Sinodo significa “camminare insieme” e, nelle sacre scritture indica la marcia delle carovane dove ognuno è custode e custodito del suo vicino di cammino e dove l’autorità deve essere in ascolto delle necessità di ognuno per garantire il procedere di tutti verso la meta.
Il Sinodo
Il Papa scomparso lunedì ha voluto il Sinodo sulla sinodalità. A orecchio profano suona come uno scioglilingua ma è la chiave del pontificato di Francesco. Dal 2021 ad oggi, infatti, a Sinodo ancora in corso, l’assemblea dei credenti è chiamata a dire come ritiene che la Chiesa debba camminare “in carovana”, uscendo nel mondo dopo secoli e secoli di verticale autoreferenzialità (dottrinale e pastorale) . Un lunghissimo lavoro di ascolto reciproco, sui territori e a livello centrale, in cui Bergoglio non solo ha inteso dare parola al popolo di Dio ma ha voluto edificare una Chiesa-carovana nella quale gerarchia ecclesiastica e primato petrino camminano insieme al popolo, servendosi ed orientandosi a vicenda. Una chiesa universale, diffusa, fatta di cuori periferici, all’unisono con il cuore di Roma e in simpatia con ogni ferita umana.

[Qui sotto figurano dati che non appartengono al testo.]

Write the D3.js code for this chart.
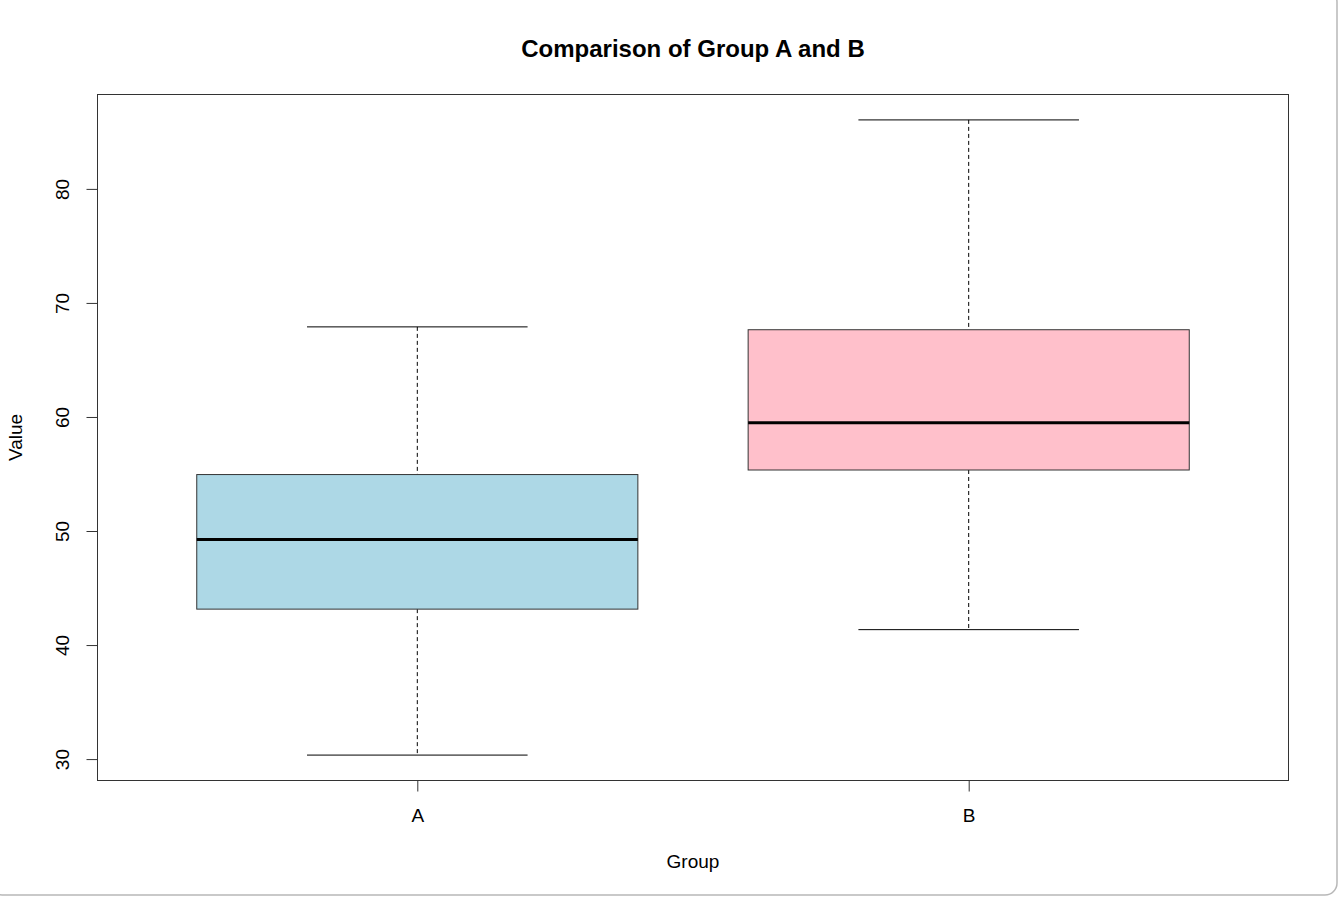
<!DOCTYPE html>
<html><head><meta charset="utf-8">
<script src="https://cdn.jsdelivr.net/npm/d3@7"></script>
<style>html,body{margin:0;padding:0;background:#fff;}svg{display:block;font-family:"Liberation Sans",Arial,sans-serif;}</style>
</head><body>
<script>
const groups = ["A", "B"];
const whiskerLow = [30.35, 41.35];
const q1 = [43.15, 55.35];
const median = [49.25, 59.5];
const q3 = [54.95, 67.65];
const whiskerHigh = [67.9, 86.05];
const fills = ["#ADD8E6", "#FFC0CB"];
const yTicks = [30, 40, 50, 60, 70, 80];

(function () {
const W = 1338, H = 897;
const FS = 19;
const svg = d3.select("body").append("svg").attr("width", W).attr("height", H);
svg.append("rect").attr("x", -10).attr("y", -10).attr("width", W + 9).attr("height", H + 8)
  .attr("rx", 12).attr("fill", "#fff").attr("stroke", "#b8b8b8").attr("stroke-width", 1.5);

const pL = 97.5, pR = 1288.5, pT = 94.5, pB = 780.5;
const lo = d3.min(whiskerLow), hi = d3.max(whiskerHigh), ext = (hi - lo) * 0.04;
const y = d3.scaleLinear().domain([lo - ext, hi + ext]).range([pB, pT]);
const x = d3.scaleLinear().domain([0.42, 2.58]).range([pL, pR]);
const boxHalf = 0.4, capHalf = 0.2;

const data = groups.map((g, i) => ({g, i: i + 1, lo: whiskerLow[i], q1: q1[i], med: median[i], q3: q3[i], hi: whiskerHigh[i], fill: fills[i]}));

const gB = svg.selectAll("g.box").data(data).enter().append("g").attr("class", "box");
gB.append("line").attr("x1", d => x(d.i)).attr("x2", d => x(d.i)).attr("y1", d => y(d.hi)).attr("y2", d => y(d.q3))
  .attr("stroke", "#000").attr("stroke-dasharray", "4,3");
gB.append("line").attr("x1", d => x(d.i)).attr("x2", d => x(d.i)).attr("y1", d => y(d.q1)).attr("y2", d => y(d.lo))
  .attr("stroke", "#000").attr("stroke-dasharray", "4,3");
gB.append("line").attr("x1", d => x(d.i - capHalf)).attr("x2", d => x(d.i + capHalf)).attr("y1", d => y(d.hi)).attr("y2", d => y(d.hi)).attr("stroke", "#000");
gB.append("line").attr("x1", d => x(d.i - capHalf)).attr("x2", d => x(d.i + capHalf)).attr("y1", d => y(d.lo)).attr("y2", d => y(d.lo)).attr("stroke", "#000");
gB.append("rect").attr("x", d => x(d.i - boxHalf)).attr("width", d => x(d.i + boxHalf) - x(d.i - boxHalf))
  .attr("y", d => y(d.q3)).attr("height", d => y(d.q1) - y(d.q3))
  .attr("fill", d => d.fill).attr("stroke", "#333").attr("stroke-width", 1);
gB.append("line").attr("x1", d => x(d.i - boxHalf)).attr("x2", d => x(d.i + boxHalf)).attr("y1", d => y(d.med)).attr("y2", d => y(d.med))
  .attr("stroke", "#000").attr("stroke-width", 3);

svg.append("rect").attr("x", pL).attr("y", pT).attr("width", pR - pL).attr("height", pB - pT)
  .attr("fill", "none").attr("stroke", "#333").attr("stroke-width", 1);

const yAx = svg.append("g").attr("transform", `translate(${pL},0)`)
  .call(d3.axisLeft(y).tickValues(yTicks).tickSize(11).tickFormat(d3.format("d")));
yAx.select(".domain").remove();
yAx.selectAll("line").attr("stroke", "#333");
yAx.selectAll(".tick text").attr("x", null).attr("dy", null).attr("y", 0)
  .attr("transform", "translate(-35,0) rotate(-90)").attr("text-anchor", "middle")
  .attr("dominant-baseline", "central")
  .attr("font-size", FS).attr("fill", "#000").attr("font-family", "Liberation Sans, Arial, sans-serif");

const xAx = svg.append("g").attr("transform", `translate(0,${pB})`)
  .call(d3.axisBottom(x).tickValues([1, 2]).tickSize(11).tickFormat(d => groups[d - 1]));
xAx.select(".domain").remove();
xAx.selectAll("line").attr("stroke", "#333");
xAx.selectAll("text").attr("font-size", FS).attr("fill", "#000").attr("font-family", "Liberation Sans, Arial, sans-serif")
  .attr("y", 41.5).attr("dy", null);

svg.append("text").attr("x", (pL + pR) / 2).attr("y", 57).attr("text-anchor", "middle")
  .attr("font-size", 24).attr("font-weight", "bold").text("Comparison of Group A and B");
svg.append("text").attr("x", (pL + pR) / 2).attr("y", 868).attr("text-anchor", "middle")
  .attr("font-size", FS).text("Group");
svg.append("text").attr("transform", `translate(15,${(pT + pB) / 2}) rotate(-90)`).attr("text-anchor", "middle")
  .attr("dominant-baseline", "central")
  .attr("font-size", FS).text("Value");
})();
</script>
</body></html>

L'ipotesa sulla Chiesa fino al 2028
E, a proposito di lunghi processi, c’è da dire che il Sinodo si è rivelato, in quattro anni, un autentico momento di presa di parola. Non solo il primo documento finale è stato fermato dall’assemblea sinodale che l’ha ritenuto eccessivamente sintetico rispetto alla ricchezza delle istanze emerse in anni: uno degli ultimi atti di papa Francesco è stato mettere nero su bianco le tappe che la Chiesa dovrà seguire, da qui al 2028, perché l’insegnamento del Sinodo abbia attuazione concreta. Accadeva pochi giorni prima della sua morte, il 15 marzo, dieci giorni prima che i medici lo dimettessero dal Gemelli in convalescenza protetta. Ci fu chi storse il naso: il Papa ipotecava il cammino della Chiesa per tre anni, fu la critica di alcuni. In effetti l’indicazione è precisa nello scaglionamento delle assemblee di valutazione ai quattro angoli del mondo fino alla Assemblea ecclesiale in Vaticano, fissata da Francesco ad ottobre 2028. Unite questo ai 90 cardinali elettori – su 138 – di nomina bergogliana che eleggeranno il successore. Se è vero come è vero che Pietro – chiunque si trovi ad esserlo, Francesco o Giovanni – può girare il timone come ritenga meglio, pare difficile che si possa tornare indietro: gli spiriti sono usciti dalla lampada, la Chiesa prende parola: È il metodo Francesco. Vicario di Cristo fino alle 7, 35 del 21 aprile, a casa Santa Marta, Jeorge Mario Bergoglio, è stato Pietro fino all’ultimo secondo. Lasciando al successore scarpe pronte in cui camminare.